Inclusive Development
Beijing focused on free trade, technology – ridden development, financial investment, equity and inclusive development in the OBR meet. President Jinping said, “Trade is an important engine driving growth. We should embrace the outside world with an open mind, uphold the multilateral trading regime, advance the building of free trade areas and promote liberalization and facilitation of trade and investment. Of course, we should also focus on resolving issues such as imbalances in development, difficulties in governance, digital divide and income disparity and make economic globalization open, inclusive, balanced and beneficial to all.” But the ground reality is quite different. Most of the African and Asian countries clubbed in the OBOR project are not at par with China in terms of socio-economic development. Even, some of them are grappled with deep economic divides and huge social disparities. But joining OBOR means borrowing loans mostly from the China Development Bank and the Export-Import Bank of China. So, the question arises here, will they able to repay the loans lend by those profiteering financial institutions? The answer is certainly ‘No’. As a consequence, the OBOR project would create space for market imperialism often forcing them to fall into a debt trap situation. In that case, China might use this geo -economic strategy for larger geo-political interests, even in terms of intervening in their domestic affairs in the long run perspective.
China is harping on ecological norms to control the environmental damage. In theoretical plenum, it sounds good. But in practice, the situation is quite different given the nature of global warming and associated ecological disasters are concerned.
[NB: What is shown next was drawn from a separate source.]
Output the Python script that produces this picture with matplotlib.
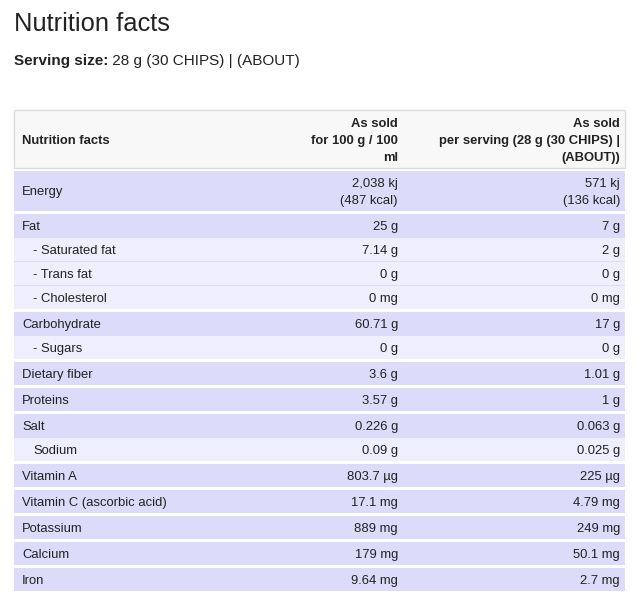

So, OBOR’s multilayered infrastructural projects and growth generating models might have serious environmental concerns and health hazards across the belt. For example, China Pakistan Economic Corridor (CPEC) which passes through the sensitive mountainous terrain of Karakoram and other economic corridors which cross significant ecological zones raise several questions regarding our concerns towards sustainable development and the protection of planet earth. Besides this, the toxic materials and other hazardous wastes arising out of mining and allied industrial activities might have grievous impact upon the health and well being of the people across the economic corridors as well. Thus, the need of the hour is to rethink our future. As renowned British scientist, Stephen Hawking says “we have 100 years to colonize a new planet—or die. Could we do it?” (The writer is an Associate Professor, Department of Political Science, Jomin Tayeng Government Model Degree College, Roing, Arunachal Pradesh. He was formerly a Visiting Scholar at the Gulf Studies Programme, School of International Studies, Jawaharlal Nehru University, New Delhi).